The fact that I can't tell him what I'm up to now, and read how proud he would have been, breaks me to pieces. I always used to imagine going to South Africa to see him. I was going to run and give him the biggest bear hug and say, "look how far we've come". Just picturing it used to make me giddy with excitement. He always made his students feel unique, as if they were the sole focus of his life. And that's what was so non denominational about KP, he gave everyone the time of day and made them feel wonderful for it - absolutely E V E R Y O N E. In his words to me: "I never really allowed myself to have favourites."

He really was part of the more significant events in my life, like he was for everyone: the loss of my grandmothers, the move to New York where he said we'd go for coffee and have a real catch up, the move back to London from New York where he said he was "so sorry I wasn't there for you" because I was so upset to be leaving; the time I got my first part time waitressing job, the time I was afraid of not getting into my MA program but told me not to worry because "you're gold".

If there was one thing we bonded over most though, it was our displacement. He totally saw through my shouty confidence masquerading my deep-trenched insecurities. I have always felt older than my time, and as a result felt more comfortable around older people. He felt the reverse, "Yes, the 'real' world....stop the planet, I want to go back to being 19 or 20," he protested (with complementary emojis). We both made each other feel "so alive" as he closed one chat in 2012 - the power of words...
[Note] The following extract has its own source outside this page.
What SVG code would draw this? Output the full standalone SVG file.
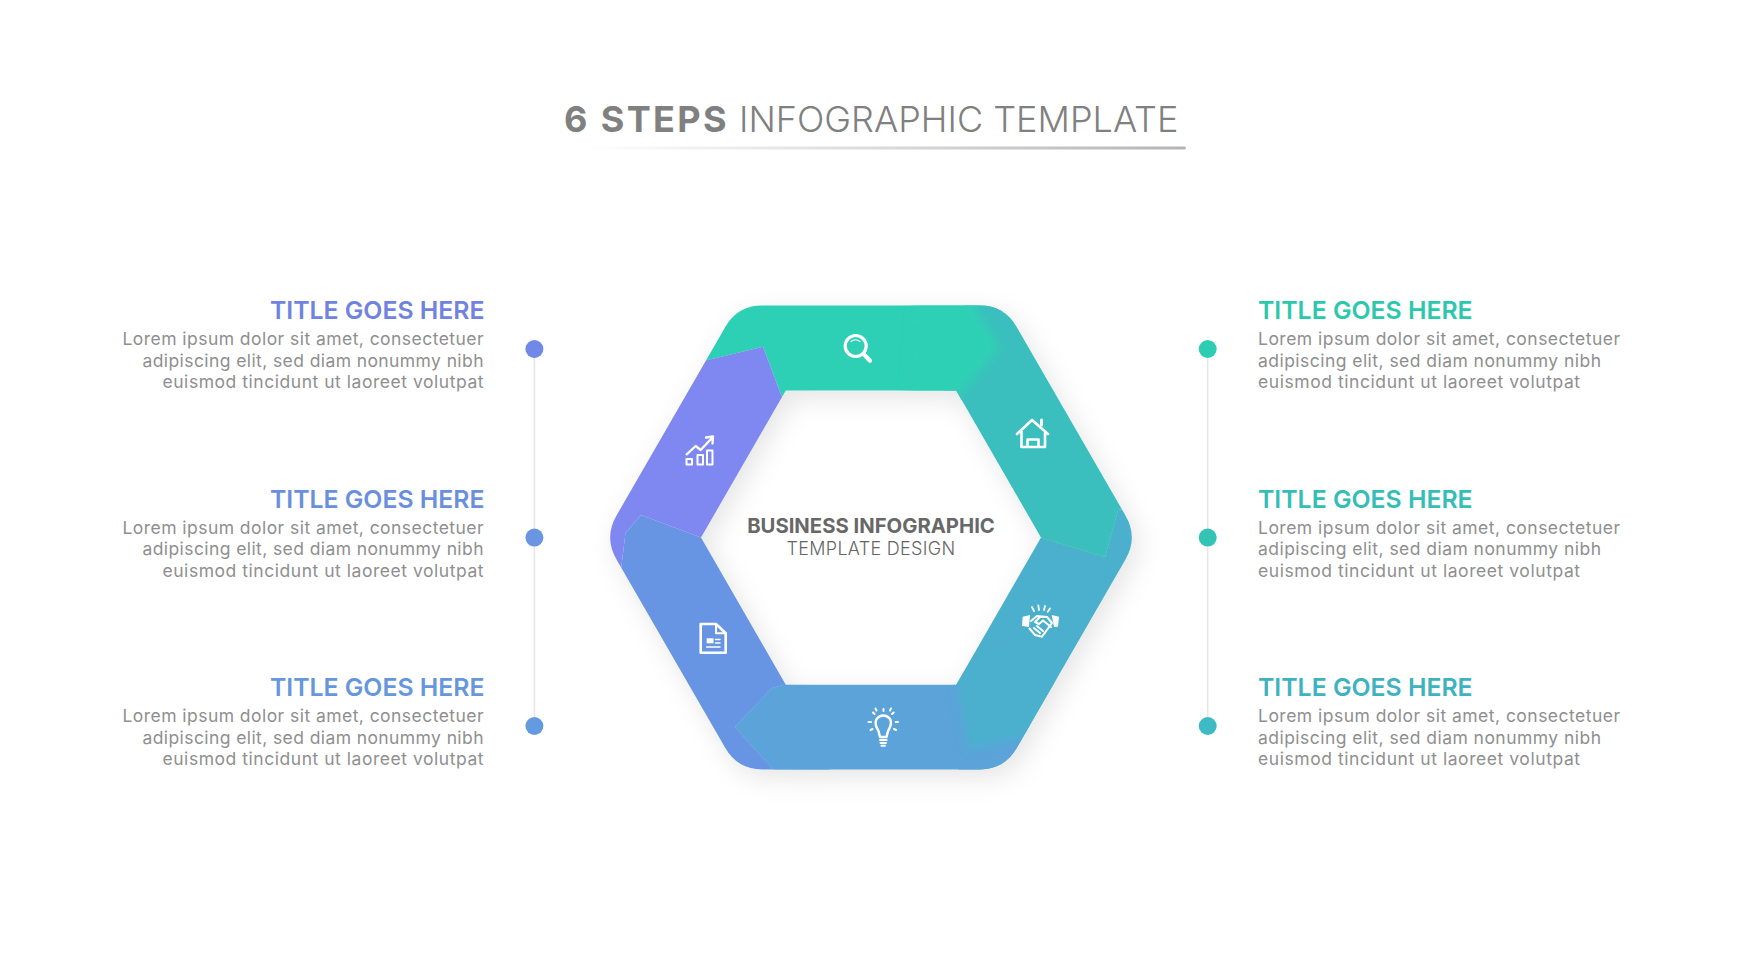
<svg xmlns="http://www.w3.org/2000/svg" width="1742" height="980" viewBox="0 0 1742 980">
<style>
text{font-family:"Inter","Liberation Sans",sans-serif}
.h{font-size:24.800px;font-weight:600}
.b{font-size:17.500px;fill:#8f8f8f}
.e{text-anchor:end}
.ic{fill:none;stroke:#fff;stroke-width:2.6;stroke-linecap:round;stroke-linejoin:round}
.f{fill:#fff;stroke:none}
.ln{stroke:#e7e7e7;stroke-width:1.6;fill:none}
</style>
<defs>
<linearGradient id="ul" x1="0" x2="1" y1="0" y2="0"><stop offset="0" stop-color="#b4b4b4" stop-opacity="0"/><stop offset="1" stop-color="#b4b4b4"/></linearGradient>
<clipPath id="ring"><path clip-rule="evenodd" d="M725.300 327Q737.700 305.600 762 305.600H980Q1004.300 305.600 1016.700 327L1125.200 515Q1138.500 537.600 1125.200 560L1016.700 748Q1004.300 769.400 980 769.400H762Q737.700 769.400 725.300 748L616.800 560Q603.500 537.600 616.800 515ZM785.800 390.500L701 537.600L785.800 684.700H956.200L1041 537.600L956.200 390.500Z"/></clipPath>
<filter id="sh" x="-20%" y="-20%" width="140%" height="140%"><feDropShadow dx="6" dy="8" stdDeviation="13" flood-color="#000" flood-opacity=".1"/></filter>
<filter id="s1" x="-40%" y="-40%" width="180%" height="180%"><feGaussianBlur stdDeviation="5"/></filter>
<filter id="s2" x="-30%" y="-30%" width="160%" height="160%"><feGaussianBlur stdDeviation="1.5"/></filter>
</defs>
<g id="heading">
<text x="564" y="132" font-size="36" fill="#808080"><tspan font-weight="700" letter-spacing="2.4">6 STEPS</tspan><tspan font-weight="300" dx="10">INFOGRAPHIC TEMPLATE</tspan></text>
<rect x="583" y="146.500" width="603" height="3" rx="1.500" fill="url(#ul)"/>
</g>
<g id="connectors">
<path class="ln" d="M534.400 349V726"/>
<path class="ln" d="M1207.700 349V726"/>
</g>
<g id="ring-shape" filter="url(#sh)"><g clip-path="url(#ring)">
<polygon fill="#2dd0b5" points="871,537.600 781.600,396 763,346.700 650,374 650,250 950,250 977,310 1000,348 957,390"/>
<polygon fill="#3bbfbe" points="871,537.600 957,390 1000,348 977,310 950,250 1200,250 1200,500 1118,510 1105,557 1041,537.600"/>
<polygon fill="#4cb0cd" points="871,537.600 1041,537.600 1105,557 1118,510 1200,500 1200,700 1100,718 968,750 956,684.500"/>
<polygon fill="#5ba3da" points="871,537.600 956,684.500 968,750 1100,718 1200,700 1200,850 800,850 774,770 735,727 772,688 785,684.500"/>
<polygon fill="#6895e3" points="871,537.600 785,684.500 772,688 735,727 774,770 800,850 500,850 500,620 620,578 625.500,533 641,515 701,537.600"/>
<polygon fill="#7f88f0" points="871,537.600 701,537.600 641,515 625.500,533 620,578 500,620 500,250 650,250 650,374 707.600,360 763,346.700 781.600,396"/>
<polygon fill="#3bbfbe" points="943,392 986,348 961,298 990,285 1020,350 965,402"/>
<polygon fill="#2dd0b5" filter="url(#s1)" points="957,398 1000,348 977,310 955,270 915,280 905,398"/>
<polygon fill="#5ba3da" points="970,678 982,736 1028,722 1045,765 960,780 945,690"/>
<polygon fill="#4cb0cd" filter="url(#s1)" points="956,678 968,750 1040,733 1060,680 1000,650"/>
<polygon fill="#3bbfbe" filter="url(#s2)" points="1041,537.600 1105,557 1118,510 1080,490 1030,500"/>
<polygon fill="#5ba3da" filter="url(#s2)" points="785,684.500 772,688 735,727 774,770 830,775 830,690"/>
</g></g>
<g id="step-search" class="ic"><circle cx="855.700" cy="346" r="10.500" stroke-width="3.200"/><path d="M864 354.500L870 360.700" stroke-width="4.200"/><path d="M851 341.500Q855.500 338 860 341.500" stroke-width="1.200"/></g>
<g id="step-home" class="ic"><path d="M1017 434L1032 420L1048 434M1021.500 431V447H1045V431M1027.500 447V439.500H1038.500V447"/><path d="M1041.500 420V425" stroke-width="3"/></g>
<g id="step-handshake" class="ic" stroke-width="2"><polygon class="f" points="1022.700,616.700 1030,615 1029,627 1022,626"/><polygon class="f" points="1051.700,615 1059,616.700 1058,626.700 1054,627"/><path stroke-width="2" d="M1031 621L1037 616L1047 617L1052 623L1042 636.700L1035 635L1029.500 628.500M1047 617L1040 617L1035 622L1039 624L1043 620.500L1051 627M1034 628L1040 633M1037 626L1043 631"/><path stroke-width="1.800" d="M1032 607L1034 611M1038.300 605.500L1039 610M1045 606L1044 610M1050 608.500L1047.700 611.700"/></g>
<g id="step-idea" class="ic"><path stroke-width="2.400" d="M880 737Q879 731 876.500 727Q874.500 722 877 718.500Q879.500 715.500 883.300 715.500Q887 715.500 889.700 718.500Q892 722 890 727Q887.500 731 886.500 737Z"/><path stroke-width="2" d="M880 740H886.600M880.500 743H886M881.500 745.800H885"/><path stroke-width="2" d="M883.500 709V711M873 712.500L874.500 714M893.700 712.500L892 714M868.500 722H871M895.700 722H898M870.500 730L872.500 729M896 730L894 729M875.500 708.500L876.500 710.500M891 708.500L890 710.500"/></g>
<g id="step-document" class="ic"><path d="M700.700 624H716L725.700 633.300V652.700H700.700Z"/><path stroke-width="2" d="M716 624V633.300H725.700"/><rect class="f" x="706.700" y="638.300" width="6.800" height="5"/><path stroke-width="1.500" d="M715.500 639.500H720M715.500 643H720M706.700 647H720"/></g>
<g id="step-chart" class="ic"><rect x="686.500" y="459" width="5.500" height="5.500" stroke-width="2"/><rect x="697.500" y="455" width="5.500" height="9.500" stroke-width="2"/><rect x="707" y="450.500" width="5.500" height="14" stroke-width="2"/><path stroke-width="2.300" d="M686.700 454.300L695.700 446L700.700 450L712 438M706 437.500L713 436.500L712.500 443.500"/></g>
<g id="center-label" fill="#666" text-anchor="middle"><text x="871" y="533" font-size="20.300" font-weight="700" fill="#686868">BUSINESS INFOGRAPHIC</text><text x="871" y="554.500" font-size="18" font-weight="300" letter-spacing=".3" fill="#666">TEMPLATE DESIGN</text></g>
<g id="left-1"><text class="h e" x="484.500" y="319" fill="#7083e0">TITLE GOES HERE</text><text class="b e" x="483.500" y="345" textLength="361">Lorem ipsum dolor sit amet, consectetuer</text><text class="b e" x="483.500" y="366.500" textLength="341">adipiscing elit, sed diam nonummy nibh</text><text class="b e" x="483.500" y="388" textLength="321">euismod tincidunt ut laoreet volutpat</text><circle cx="534.400" cy="349" r="9" fill="#7088e8"/></g>
<g id="left-2"><text class="h e" x="484.500" y="507.500" fill="#6a8fdf">TITLE GOES HERE</text><text class="b e" x="483.500" y="533.500" textLength="361">Lorem ipsum dolor sit amet, consectetuer</text><text class="b e" x="483.500" y="555" textLength="341">adipiscing elit, sed diam nonummy nibh</text><text class="b e" x="483.500" y="576.500" textLength="321">euismod tincidunt ut laoreet volutpat</text><circle cx="534.400" cy="537.600" r="9" fill="#6a95e2"/></g>
<g id="left-3"><text class="h e" x="484.500" y="696" fill="#6696dc">TITLE GOES HERE</text><text class="b e" x="483.500" y="722" textLength="361">Lorem ipsum dolor sit amet, consectetuer</text><text class="b e" x="483.500" y="743.500" textLength="341">adipiscing elit, sed diam nonummy nibh</text><text class="b e" x="483.500" y="765" textLength="321">euismod tincidunt ut laoreet volutpat</text><circle cx="534.400" cy="726" r="9" fill="#639ae0"/></g>
<g id="right-1"><text class="h" x="1258" y="319" fill="#2cc8ae">TITLE GOES HERE</text><text class="b" x="1258" y="345" textLength="362">Lorem ipsum dolor sit amet, consectetuer</text><text class="b" x="1258" y="366.500" textLength="343">adipiscing elit, sed diam nonummy nibh</text><text class="b" x="1258" y="388" textLength="322">euismod tincidunt ut laoreet volutpat</text><circle cx="1207.700" cy="349" r="9" fill="#2dcdb3"/></g>
<g id="right-2"><text class="h" x="1258" y="507.500" fill="#35bdb8">TITLE GOES HERE</text><text class="b" x="1258" y="533.500" textLength="362">Lorem ipsum dolor sit amet, consectetuer</text><text class="b" x="1258" y="555" textLength="343">adipiscing elit, sed diam nonummy nibh</text><text class="b" x="1258" y="576.500" textLength="322">euismod tincidunt ut laoreet volutpat</text><circle cx="1207.700" cy="537.600" r="9" fill="#33c4b6"/></g>
<g id="right-3"><text class="h" x="1258" y="696" fill="#3eb2bf">TITLE GOES HERE</text><text class="b" x="1258" y="722" textLength="362">Lorem ipsum dolor sit amet, consectetuer</text><text class="b" x="1258" y="743.500" textLength="343">adipiscing elit, sed diam nonummy nibh</text><text class="b" x="1258" y="765" textLength="322">euismod tincidunt ut laoreet volutpat</text><circle cx="1207.700" cy="726" r="9" fill="#3ebac4"/></g>
</svg>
This is what makes me sore the most. In the last year we didn't stick to our contact tradition. There was no reason, just life moving forwards and being time poor and distracted. I was travelling solo in Cambodia in 2014 and I told him I was going to The Killing Fields because we had seen it in his class. He told me to watch what I was going to eat and to tell him all about my experience - every single start to our conversations were pivoted on something I had learned from him and was now using in life. The man was a straight up life lesson.

I wish, wish, wish, wish I had finished off our epic chats better. But I guess the last chat would never have been enough. Everything he ever said and wrote to me, is throbbing in my head now.

He was the kind of person we all imagined in his wizened years still sharing sage advice in the guise of a great hand-me-down experience to laugh and learn from like he always did. He wouldn't have been a typical old person force feeding juniors finger wagging, pretentious 'wisdom' - no, he was real.

And as great teachers go, he went against the grain of the exam factory culture. He would put on movies that would better our understanding of life. One of those films was The Power of One. As I recall the premise of it, my cheeks are slick with tears because it couldn't be more fitting to his soul. It's a film about a young English boy named PeeKay whose passion it was to change the world. Through trying times in an Akfrikaans school to becoming an orphan and being placed in the care of a hard German named Doc, PeeKay gets put through the wringer till he comes out strong and pioneers for a better and brighter South Africa.

There was a moment in the film when PeeKay gets told, in one cold-hearted beat: "Your mother is dead." I will never forget watching KP being so involved in that scene as if it was the first time watching it, blasting: "WOW. What a way to tell you your mother died!" KP loved his mum so dearly, I'm comforted by the fact they're now in each others arms.

In moving around the world in various posts, he sprinkled his magic on the next batch of unwitting students who, if they don't already realise, are better and brighter because of him.

Till we meet again my KP, where we'll pick up where we left off and continue to "love the way we say things".